Ammanichanda@Arkasiraee
Germany is about to make yet another irreversible energy decision at Hambach that goes far beyond land restoration. It cuts directly into the country’s long term energy security.
The Hambach open pit mine in North Rhine Westphalia is one of the largest lignite reserves in Europe.
Beneath it sits well over 1 billion tonnes of extractable lignite, part of a broader basin that has powered German industry for decades.
At peak operation, Hambach and the surrounding Rhineland mines supplied a significant share of Germany’s baseload electricity, with lignite alone historically contributing 20 to 25% of national power generation.
From 2030, the plan is to flood the mine using water diverted from the Rhine, gradually creating an artificial lake reaching depths of 300 to 360 meters.
This is not a surface level transformation. It will submerge the entire excavation zone, including remaining coal seams that extend deep into the basin.
Once filled, the hydrostatic pressure, water infiltration, and structural destabilization of the mine walls will make any future extraction technically unviable and economically irrational.
In practical terms, this means that hundreds of millions to over a billion tonnes of lignite will be permanently locked away.
Even if future governments wanted to reverse course, draining a lake of this scale, stabilizing the geology, and rebuilding mining infrastructure would take decades and tens of billions in cost. It is, for all intents and purposes, a one way decision.
This is what makes Hambach different.
It is not a transition. It is a deliberate removal of optionality.
And it comes after a series of compounding policy choices that have already weakened Germany’s energy system.
Over the past decade, the country has:-
• Shut down the majority of its nuclear power plants, removing stable, zero carbon baseload capacity
• Decommissioned modern coal facilities, including plants that were operating at high efficiency
• Increased dependence on imported energy while reducing domestic production buffers
The consequences of this are no longer theoretical.

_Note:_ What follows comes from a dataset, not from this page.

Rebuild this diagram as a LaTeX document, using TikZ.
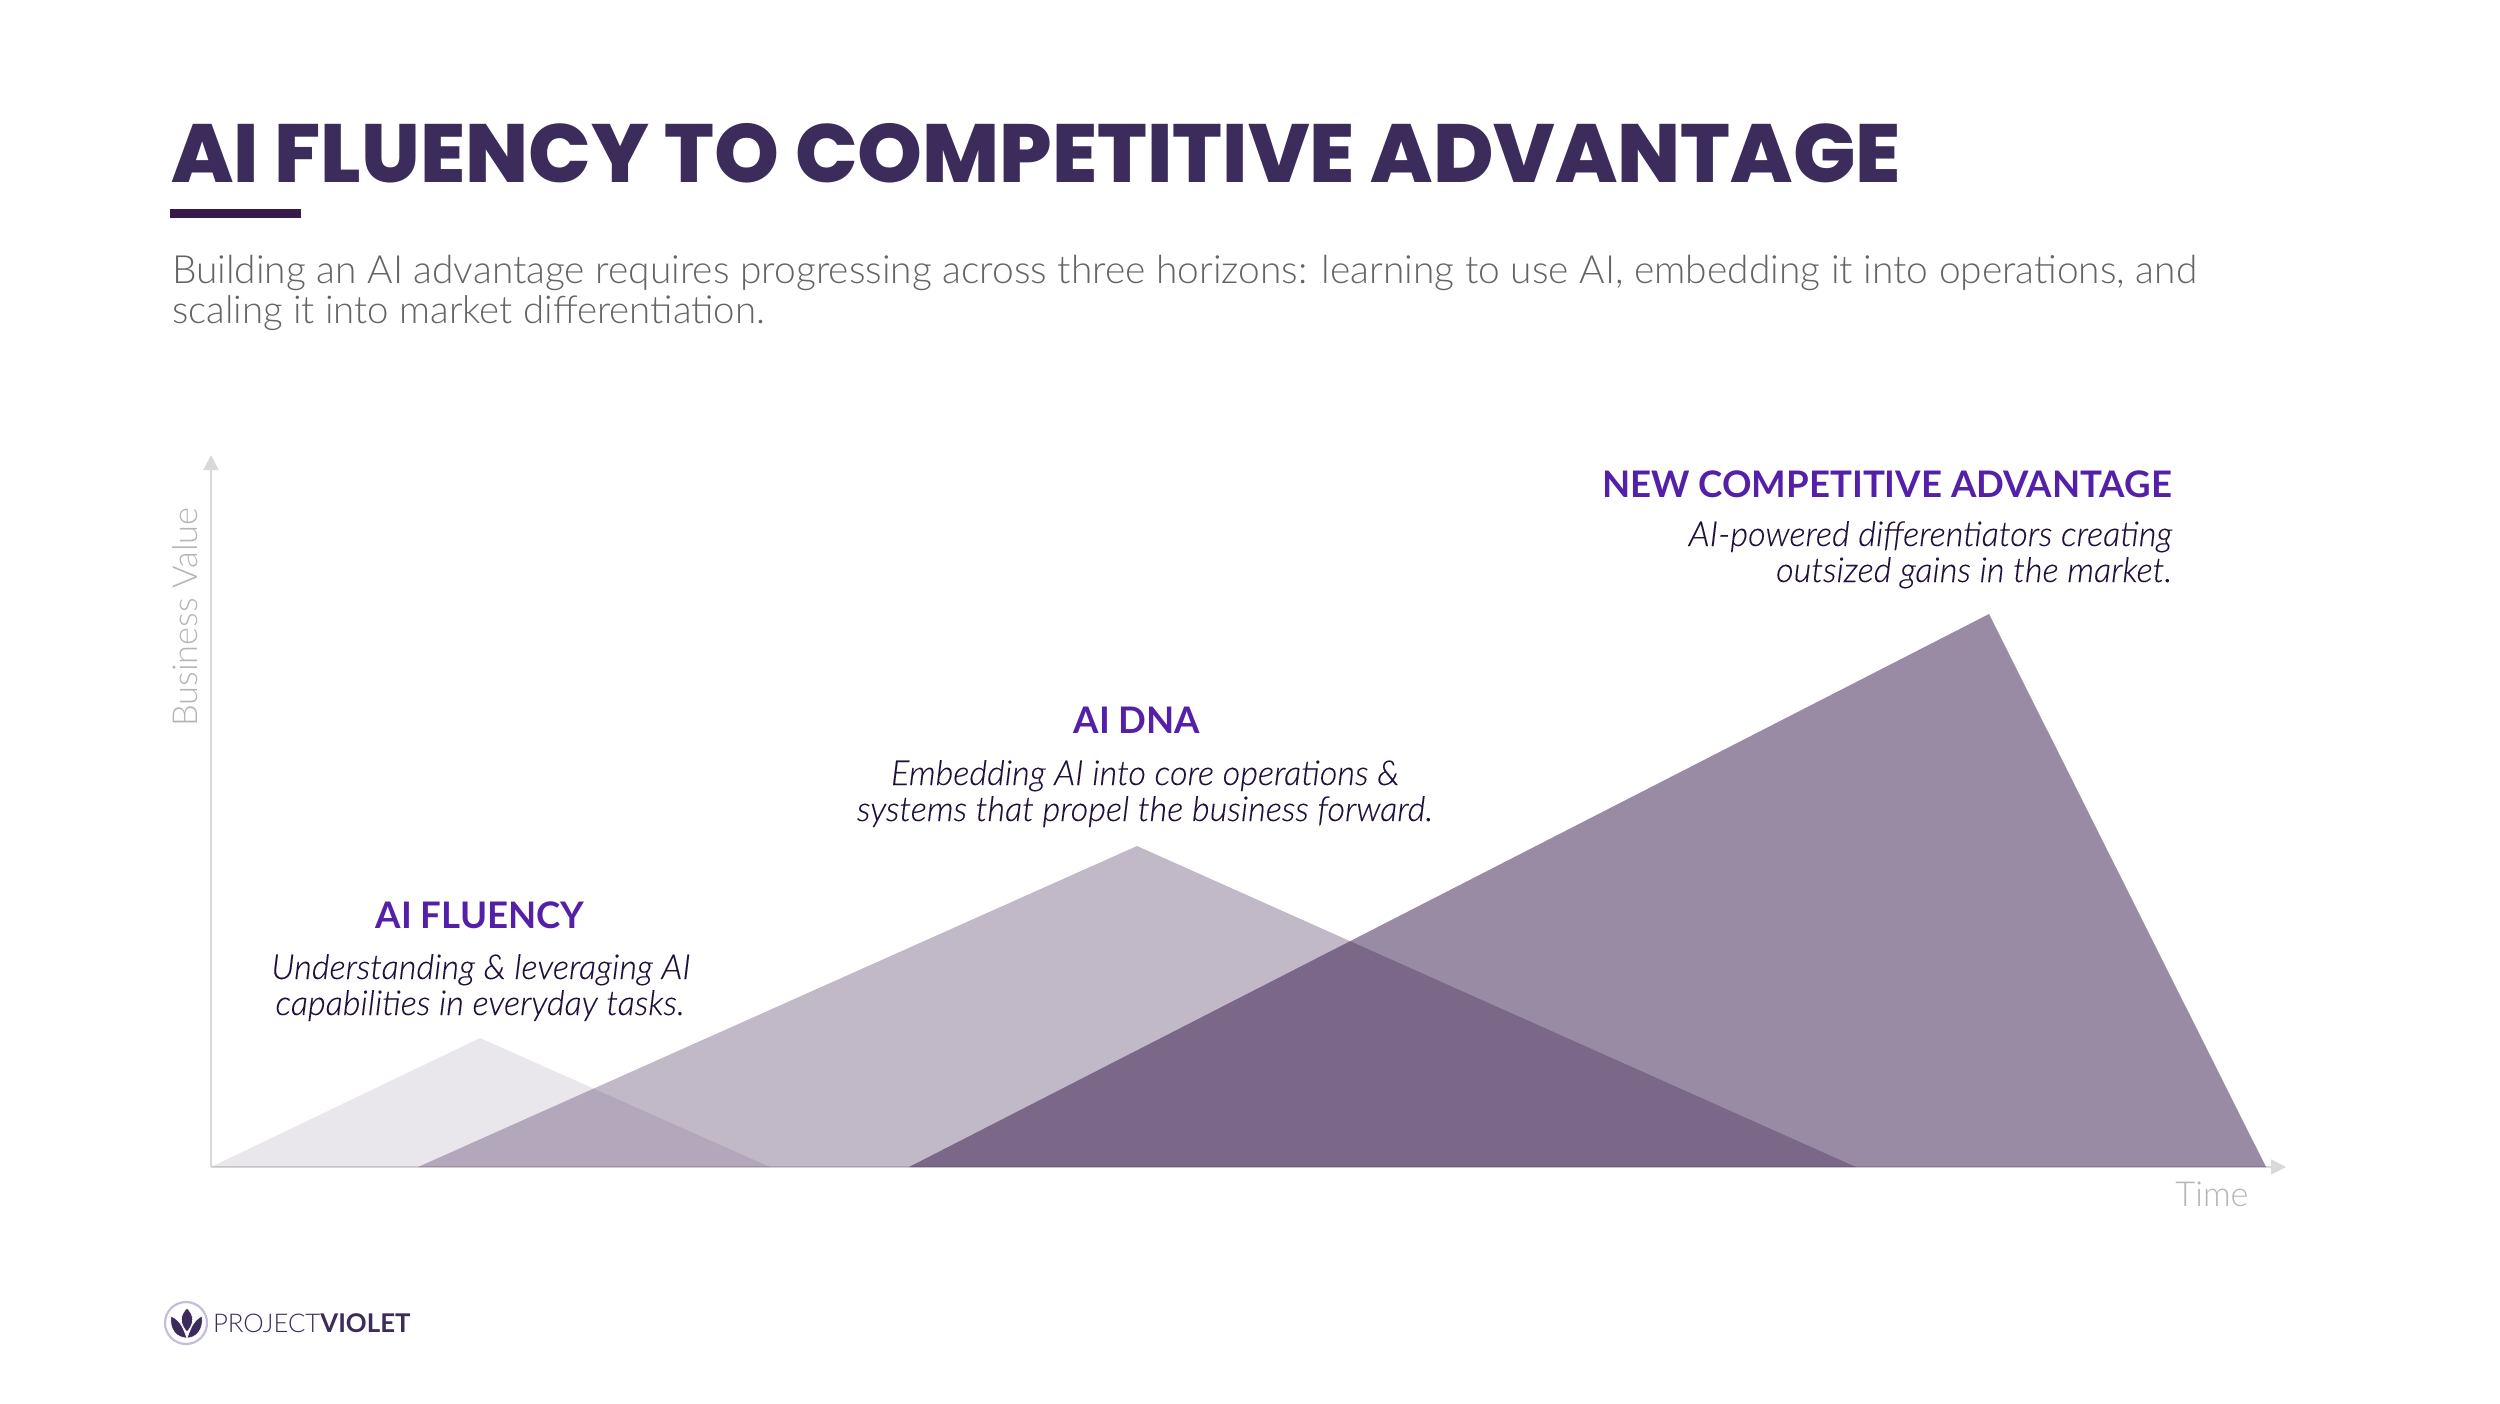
\documentclass[tikz,border=0pt]{standalone}
\usepackage{fontspec}
\usetikzlibrary{arrows.meta}
\setmainfont{Lato}
\newfontfamily\titlefont{Poppins ExtraBold}
\newfontfamily\headfont{Lato}[BoldFont={Lato Bold}]
\newfontfamily\lightfont{Lato Light}[ItalicFont={Lato Light Italic},ItalicFeatures={FakeBold=0.15}]
\definecolor{titlecol}{HTML}{3C2C5C}
\definecolor{rulecol}{HTML}{371A4B}
\definecolor{subcol}{HTML}{646464}
\definecolor{axiscol}{HTML}{D9D9D9}
\definecolor{axistext}{HTML}{B5B5B5}
\definecolor{headcol}{HTML}{5520A8}
\definecolor{desccol}{HTML}{21103C}
\definecolor{wedge}{HTML}{35194A}
\definecolor{ringcol}{HTML}{C4BEDA}
\tikzset{
  x=0.5pt,y=-0.5pt,
  txt/.style={inner sep=0pt,outer sep=0pt},
  head/.style={txt,anchor=base,font=\headfont\bfseries\fontsize{18.3}{23}\selectfont,text=headcol},
  desc/.style={txt,anchor=base,font=\lightfont\itshape\fontsize{17.15}{18}\selectfont,text=desccol},
  axisline/.style={draw=axiscol,line width=.7pt,-{Triangle[length=7.5pt,width=7.5pt]}},
  axislabel/.style={txt,font=\lightfont\fontsize{17.2}{20}\selectfont,text=axistext},
  wedgeshape/.style={fill=wedge,draw=none},
  petal/.style={fill=titlecol,draw=white,line width=.3pt}
}
\begin{document}
\begin{tikzpicture}
\useasboundingbox (0,0) rectangle (2500,1403);
\fill[white] (0,0) rectangle (2500,1403);
% title
\node[txt,anchor=base west,text=titlecol,font=\titlefont\fontsize{41.27}{48}\selectfont] (title) at (171,182) {AI FLUENCY TO COMPETITIVE ADVANTAGE};
\fill[rulecol] (170,209) rectangle (301,218);
\node[txt,anchor=base west,text=subcol,font=\lightfont\fontsize{19.45}{20}\selectfont] (sub1) at (172,283.5) {Building an AI advantage requires progressing across three horizons: learning to use AI, embedding it into operations, and};
\node[txt,anchor=base west,text=subcol,font=\lightfont\fontsize{19.2}{20}\selectfont] (sub2) at (172,323.5) {scaling it into market differentiation.};
% axes
\coordinate (origin) at (211,1167);
\coordinate (ytip) at (211,455);
\coordinate (xtip) at (2286,1167);
\draw[axisline] (origin) -- (ytip);
\draw[axisline] (origin) -- (xtip);
% wedges
\fill[wedgeshape,opacity=.1] (211,1167) -- (480,1038) -- (770,1167) -- cycle;
\fill[wedgeshape,opacity=.3] (418,1167) -- (1137,846) -- (1856,1167) -- cycle;
\fill[wedgeshape,opacity=.5] (909,1167) -- (1989,614) -- (2266,1167) -- cycle;
% axis labels
\node[axislabel,anchor=base,rotate=90] (yl) at (197,617) {Business Value};
\node[axislabel,anchor=base] (xl) at (2212,1206) {Time};
% labels
\node[head] (h1) at (480,928) {AI FLUENCY};
\node[desc] (d1a) at (481,979) {Understanding \& leveraging AI};
\node[desc] (d1b) at (480,1015) {capabilities in everyday tasks.};
\node[head] (h2) at (1137,733) {AI DNA};
\node[desc] (d2a) at (1145,785) {Embedding AI into core operations \&};
\node[desc] (d2b) at (1145,821) {systems that propel the business forward.};
\node[head,anchor=base east] (h3) at (2172,497) {NEW COMPETITIVE ADVANTAGE};
\node[desc,anchor=base east] (d3a) at (2172,546) {AI-powered differentiators creating};
\node[desc,anchor=base east] (d3b) at (2172,582) {outsized gains in the market.};
% logo
\draw[ringcol,line width=1.1pt] (186,1323) circle (21);
\fill[petal] (171,1316) .. controls (169,1330) and (177,1338) .. (187,1338) .. controls (184,1331) and (182,1321) .. (171,1316) -- cycle;
\fill[petal] (202,1316) .. controls (204,1330) and (196,1338) .. (187,1338) .. controls (190,1331) and (192,1321) .. (202,1316) -- cycle;
\fill[petal] (187,1308) .. controls (180,1315) and (179,1323) .. (187,1332) .. controls (195,1323) and (194,1315) .. (187,1308) -- cycle;
\node[txt,anchor=base west,text=titlecol,font=\fontsize{12.9}{14}\selectfont] (logo) at (213,1332) {{\lightfont PROJECT}{\headfont\bfseries VIOLET}};
\end{tikzpicture}
\end{document}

They have already played out twice in rapid succession.
In 2022, the Russia Ukraine conflict exposed Germany’s dependence on external gas supplies, triggering the most severe energy crisis in decades.
Now, just a few years later, the ongoing Middle East conflict has pushed fuel prices up by 30% and natural gas prices up by 25 to 30% in a matter of weeks.
What these shocks reveal is not just vulnerability, but the absence of fallback capacity.
This is where Hambach becomes critical.
Instead of preserving a strategic domestic reserve exceeding 1 billion tonnes, Germany is choosing to eliminate it at a time when global energy markets are becoming more volatile and politically constrained.
The contrast with other major economies is stark.
China and India continue to expand their energy systems by layering renewables on top of existing fossil capacity.
Together, they consume over 3 billion tonnes of coal annually, ensuring that their grids remain stable even under extreme demand or supply disruptions. Their approach is additive.
Germany’s has been subtractive. A sure shot losing bet.
And the economic impact is now visible across multiple dimensions:-
• Electricity prices for households are 2× higher than France
• Industrial power costs reached €0.14 per kWh, forcing €4.5 billion in subsidies
• Germany increasingly imports nuclear power from France and coal generated electricity from Poland
• Domestic baseload capacity continues to shrink while demand remains industrially high
What Hambach represents is not just an environmental project. It is the final step in removing one of the last large scale domestic energy buffers Germany still possesses.
Because once flooded:-
• 1 billion tonnes of lignite becomes inaccessible
• Recovery would require decades and tens of billions in reinvestment
• Germany loses a critical emergency energy reserve permanently
• Future policy flexibility is eliminated
At the same time:-
• Global energy demand continues to rise
• Geopolitical risks around supply chains are increasing
• Competing economies are expanding, not reducing, their energy base
Energy systems are not built for ideal conditions. They are built for stress scenarios.
Germany has now faced two major shocks in under five years. In both cases, reduced domestic capacity translated directly into higher prices, subsidies, and economic strain.
Hambach removes the ability to respond differently the next time.
And that is the core issue.
There is no precedent for a major industrial economy maintaining competitiveness with constrained, expensive, and externally dependent energy.
Every historical and modern example points in the opposite direction.
Flooding Hambach is not just about a lake.
It is about permanently giving up a billion tonne energy reserve in an increasingly uncertain world.